* **Work to be completed**: Below are entries. Give back exactly the lines from the one containing "Clone this chart" through the one containing "const barPx = (BIN_WIDTH", inclusive, without the pictures.

--- start ---

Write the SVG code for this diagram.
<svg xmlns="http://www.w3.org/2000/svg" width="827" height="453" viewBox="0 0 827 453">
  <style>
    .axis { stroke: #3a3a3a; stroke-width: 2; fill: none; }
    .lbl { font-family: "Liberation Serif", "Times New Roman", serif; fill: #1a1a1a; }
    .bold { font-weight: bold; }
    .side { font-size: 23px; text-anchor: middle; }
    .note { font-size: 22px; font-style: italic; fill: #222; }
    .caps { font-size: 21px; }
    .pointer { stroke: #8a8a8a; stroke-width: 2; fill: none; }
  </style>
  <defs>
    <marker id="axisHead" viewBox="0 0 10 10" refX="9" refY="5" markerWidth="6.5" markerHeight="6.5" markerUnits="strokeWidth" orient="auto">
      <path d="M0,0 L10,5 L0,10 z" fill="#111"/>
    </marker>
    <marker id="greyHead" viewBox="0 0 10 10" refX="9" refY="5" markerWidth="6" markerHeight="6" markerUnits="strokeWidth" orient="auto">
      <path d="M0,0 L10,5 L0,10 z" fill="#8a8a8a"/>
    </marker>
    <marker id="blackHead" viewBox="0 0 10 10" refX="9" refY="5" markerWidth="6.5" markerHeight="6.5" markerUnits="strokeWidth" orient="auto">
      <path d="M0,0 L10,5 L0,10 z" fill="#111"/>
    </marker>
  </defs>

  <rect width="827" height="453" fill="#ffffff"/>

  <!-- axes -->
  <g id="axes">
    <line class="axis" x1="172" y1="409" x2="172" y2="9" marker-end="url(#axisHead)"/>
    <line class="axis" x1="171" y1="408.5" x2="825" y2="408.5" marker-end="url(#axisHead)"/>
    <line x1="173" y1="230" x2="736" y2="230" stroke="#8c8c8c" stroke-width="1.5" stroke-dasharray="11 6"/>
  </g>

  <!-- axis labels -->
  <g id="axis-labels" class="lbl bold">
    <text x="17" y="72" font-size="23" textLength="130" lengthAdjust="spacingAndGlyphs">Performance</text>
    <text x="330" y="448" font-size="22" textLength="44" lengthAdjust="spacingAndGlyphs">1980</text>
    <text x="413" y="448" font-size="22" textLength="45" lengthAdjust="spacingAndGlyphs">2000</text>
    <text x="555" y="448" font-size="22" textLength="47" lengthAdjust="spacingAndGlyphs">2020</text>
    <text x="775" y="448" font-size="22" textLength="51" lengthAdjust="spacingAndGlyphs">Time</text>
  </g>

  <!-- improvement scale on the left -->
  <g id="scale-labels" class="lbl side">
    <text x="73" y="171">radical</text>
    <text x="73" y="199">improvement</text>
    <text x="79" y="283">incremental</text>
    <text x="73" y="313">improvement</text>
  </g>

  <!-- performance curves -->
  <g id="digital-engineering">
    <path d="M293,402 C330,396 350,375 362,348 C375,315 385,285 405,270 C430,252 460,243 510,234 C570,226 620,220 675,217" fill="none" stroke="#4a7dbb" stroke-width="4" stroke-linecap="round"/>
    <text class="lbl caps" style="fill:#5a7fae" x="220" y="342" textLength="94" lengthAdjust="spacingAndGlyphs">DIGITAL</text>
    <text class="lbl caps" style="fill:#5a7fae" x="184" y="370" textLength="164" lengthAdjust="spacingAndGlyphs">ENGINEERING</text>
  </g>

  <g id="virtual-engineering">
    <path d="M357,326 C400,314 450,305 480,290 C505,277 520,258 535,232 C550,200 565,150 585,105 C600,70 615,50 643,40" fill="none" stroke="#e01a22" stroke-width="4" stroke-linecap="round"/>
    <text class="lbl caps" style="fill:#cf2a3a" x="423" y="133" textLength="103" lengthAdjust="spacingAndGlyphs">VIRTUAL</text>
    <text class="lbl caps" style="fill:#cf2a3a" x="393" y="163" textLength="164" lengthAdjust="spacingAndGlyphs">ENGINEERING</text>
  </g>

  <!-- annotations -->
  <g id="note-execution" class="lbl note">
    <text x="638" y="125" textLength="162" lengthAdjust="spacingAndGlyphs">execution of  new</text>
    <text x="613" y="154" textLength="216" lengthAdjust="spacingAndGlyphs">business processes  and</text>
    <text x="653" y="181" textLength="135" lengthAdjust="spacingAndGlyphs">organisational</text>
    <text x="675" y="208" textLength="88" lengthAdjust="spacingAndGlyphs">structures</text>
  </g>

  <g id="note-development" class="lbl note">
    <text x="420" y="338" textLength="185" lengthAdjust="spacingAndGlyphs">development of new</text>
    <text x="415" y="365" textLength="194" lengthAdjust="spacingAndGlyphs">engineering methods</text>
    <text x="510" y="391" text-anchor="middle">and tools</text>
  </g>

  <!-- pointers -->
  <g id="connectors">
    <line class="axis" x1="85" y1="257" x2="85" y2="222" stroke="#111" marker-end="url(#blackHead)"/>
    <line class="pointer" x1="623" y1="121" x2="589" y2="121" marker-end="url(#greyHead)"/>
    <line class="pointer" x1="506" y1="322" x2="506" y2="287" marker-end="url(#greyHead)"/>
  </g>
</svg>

--- end ---
--- start ---

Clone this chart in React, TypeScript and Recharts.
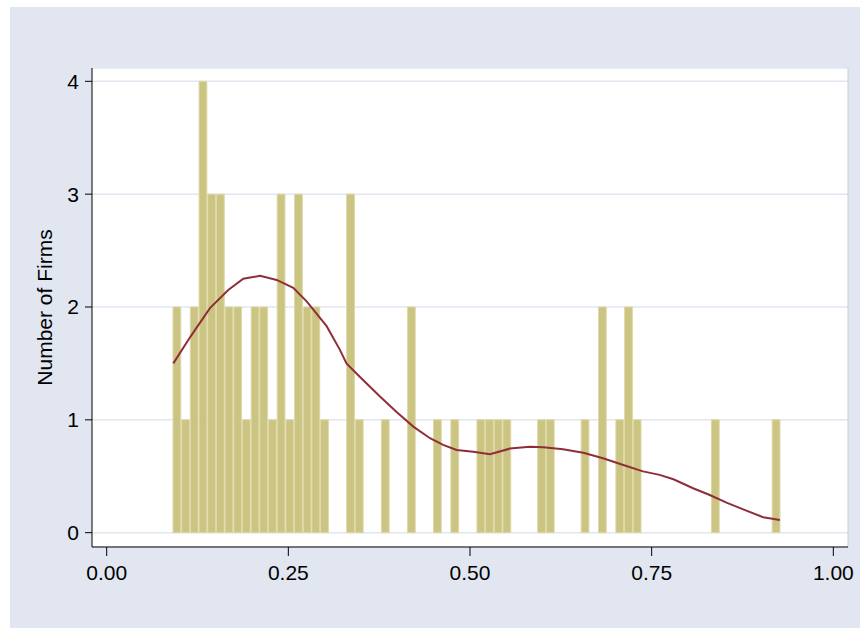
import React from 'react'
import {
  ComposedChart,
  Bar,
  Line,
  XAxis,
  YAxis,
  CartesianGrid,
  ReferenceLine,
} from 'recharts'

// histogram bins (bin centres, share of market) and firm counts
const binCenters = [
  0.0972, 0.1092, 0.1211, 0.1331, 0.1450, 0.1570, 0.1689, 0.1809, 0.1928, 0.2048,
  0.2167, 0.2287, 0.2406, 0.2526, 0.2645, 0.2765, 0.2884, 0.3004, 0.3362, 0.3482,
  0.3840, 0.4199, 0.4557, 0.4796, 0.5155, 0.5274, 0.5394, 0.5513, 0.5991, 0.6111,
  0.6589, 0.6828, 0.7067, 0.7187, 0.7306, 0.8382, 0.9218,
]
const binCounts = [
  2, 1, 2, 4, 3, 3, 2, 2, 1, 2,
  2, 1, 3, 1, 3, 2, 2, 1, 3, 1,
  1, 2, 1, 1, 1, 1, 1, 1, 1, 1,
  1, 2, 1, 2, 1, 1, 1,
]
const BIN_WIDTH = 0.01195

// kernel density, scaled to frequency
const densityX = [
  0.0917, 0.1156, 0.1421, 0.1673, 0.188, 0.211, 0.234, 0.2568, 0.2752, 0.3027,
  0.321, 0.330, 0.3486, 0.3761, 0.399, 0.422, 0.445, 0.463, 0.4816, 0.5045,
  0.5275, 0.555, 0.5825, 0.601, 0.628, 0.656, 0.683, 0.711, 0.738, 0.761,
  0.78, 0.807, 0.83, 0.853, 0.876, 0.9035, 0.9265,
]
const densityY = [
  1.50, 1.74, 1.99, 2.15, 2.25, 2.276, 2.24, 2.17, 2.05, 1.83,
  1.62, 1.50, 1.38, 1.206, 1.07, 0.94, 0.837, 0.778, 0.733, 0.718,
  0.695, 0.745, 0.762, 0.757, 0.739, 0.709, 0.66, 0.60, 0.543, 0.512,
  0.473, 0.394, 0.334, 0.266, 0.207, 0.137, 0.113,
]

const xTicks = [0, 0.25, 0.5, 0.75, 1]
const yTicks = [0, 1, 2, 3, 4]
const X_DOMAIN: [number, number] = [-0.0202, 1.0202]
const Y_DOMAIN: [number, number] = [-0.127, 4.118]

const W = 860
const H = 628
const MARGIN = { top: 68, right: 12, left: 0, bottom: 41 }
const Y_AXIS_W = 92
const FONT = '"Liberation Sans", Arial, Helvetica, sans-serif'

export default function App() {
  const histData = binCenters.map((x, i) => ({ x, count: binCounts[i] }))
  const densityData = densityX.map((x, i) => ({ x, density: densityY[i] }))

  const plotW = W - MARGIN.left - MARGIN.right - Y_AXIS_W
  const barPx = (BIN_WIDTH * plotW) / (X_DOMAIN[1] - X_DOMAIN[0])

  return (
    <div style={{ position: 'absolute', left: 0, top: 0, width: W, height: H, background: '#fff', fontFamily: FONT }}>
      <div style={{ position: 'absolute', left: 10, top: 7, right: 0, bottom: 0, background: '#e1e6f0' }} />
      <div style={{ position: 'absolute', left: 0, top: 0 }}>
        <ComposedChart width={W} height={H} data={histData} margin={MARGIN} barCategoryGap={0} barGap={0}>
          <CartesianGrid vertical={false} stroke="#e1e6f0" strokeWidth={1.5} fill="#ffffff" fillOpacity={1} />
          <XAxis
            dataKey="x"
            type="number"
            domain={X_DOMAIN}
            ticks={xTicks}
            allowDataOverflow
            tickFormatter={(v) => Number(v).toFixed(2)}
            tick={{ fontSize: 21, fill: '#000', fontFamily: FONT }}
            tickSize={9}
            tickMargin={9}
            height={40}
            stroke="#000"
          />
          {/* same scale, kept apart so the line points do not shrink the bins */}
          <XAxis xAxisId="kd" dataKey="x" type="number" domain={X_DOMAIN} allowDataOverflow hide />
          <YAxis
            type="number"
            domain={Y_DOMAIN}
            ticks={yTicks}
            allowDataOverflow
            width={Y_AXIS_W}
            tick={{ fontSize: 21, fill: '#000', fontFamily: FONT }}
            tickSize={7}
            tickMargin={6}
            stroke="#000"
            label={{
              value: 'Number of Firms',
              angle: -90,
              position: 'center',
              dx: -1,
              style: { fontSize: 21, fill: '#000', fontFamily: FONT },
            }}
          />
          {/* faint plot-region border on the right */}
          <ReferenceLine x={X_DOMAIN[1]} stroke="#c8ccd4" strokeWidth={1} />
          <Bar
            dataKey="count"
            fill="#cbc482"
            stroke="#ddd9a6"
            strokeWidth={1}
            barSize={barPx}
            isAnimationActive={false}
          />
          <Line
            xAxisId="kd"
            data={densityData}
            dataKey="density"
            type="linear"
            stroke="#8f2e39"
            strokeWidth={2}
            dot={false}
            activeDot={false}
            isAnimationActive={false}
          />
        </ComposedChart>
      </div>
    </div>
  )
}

--- end ---

* **Result of the exercise**:
Clone this chart in React, TypeScript and Recharts.
import React from 'react'
import {
  ComposedChart,
  Bar,
  Line,
  XAxis,
  YAxis,
  CartesianGrid,
  ReferenceLine,
} from 'recharts'

// histogram bins (bin centres, share of market) and firm counts
const binCenters = [
  0.0972, 0.1092, 0.1211, 0.1331, 0.1450, 0.1570, 0.1689, 0.1809, 0.1928, 0.2048,
  0.2167, 0.2287, 0.2406, 0.2526, 0.2645, 0.2765, 0.2884, 0.3004, 0.3362, 0.3482,
  0.3840, 0.4199, 0.4557, 0.4796, 0.5155, 0.5274, 0.5394, 0.5513, 0.5991, 0.6111,
  0.6589, 0.6828, 0.7067, 0.7187, 0.7306, 0.8382, 0.9218,
]
const binCounts = [
  2, 1, 2, 4, 3, 3, 2, 2, 1, 2,
  2, 1, 3, 1, 3, 2, 2, 1, 3, 1,
  1, 2, 1, 1, 1, 1, 1, 1, 1, 1,
  1, 2, 1, 2, 1, 1, 1,
]
const BIN_WIDTH = 0.01195

// kernel density, scaled to frequency
const densityX = [
  0.0917, 0.1156, 0.1421, 0.1673, 0.188, 0.211, 0.234, 0.2568, 0.2752, 0.3027,
  0.321, 0.330, 0.3486, 0.3761, 0.399, 0.422, 0.445, 0.463, 0.4816, 0.5045,
  0.5275, 0.555, 0.5825, 0.601, 0.628, 0.656, 0.683, 0.711, 0.738, 0.761,
  0.78, 0.807, 0.83, 0.853, 0.876, 0.9035, 0.9265,
]
const densityY = [
  1.50, 1.74, 1.99, 2.15, 2.25, 2.276, 2.24, 2.17, 2.05, 1.83,
  1.62, 1.50, 1.38, 1.206, 1.07, 0.94, 0.837, 0.778, 0.733, 0.718,
  0.695, 0.745, 0.762, 0.757, 0.739, 0.709, 0.66, 0.60, 0.543, 0.512,
  0.473, 0.394, 0.334, 0.266, 0.207, 0.137, 0.113,
]

const xTicks = [0, 0.25, 0.5, 0.75, 1]
const yTicks = [0, 1, 2, 3, 4]
const X_DOMAIN: [number, number] = [-0.0202, 1.0202]
const Y_DOMAIN: [number, number] = [-0.127, 4.118]

const W = 860
const H = 628
const MARGIN = { top: 68, right: 12, left: 0, bottom: 41 }
const Y_AXIS_W = 92
const FONT = '"Liberation Sans", Arial, Helvetica, sans-serif'

export default function App() {
  const histData = binCenters.map((x, i) => ({ x, count: binCounts[i] }))
  const densityData = densityX.map((x, i) => ({ x, density: densityY[i] }))

  const plotW = W - MARGIN.left - MARGIN.right - Y_AXIS_W
  const barPx = (BIN_WIDTH * plotW) / (X_DOMAIN[1] - X_DOMAIN[0])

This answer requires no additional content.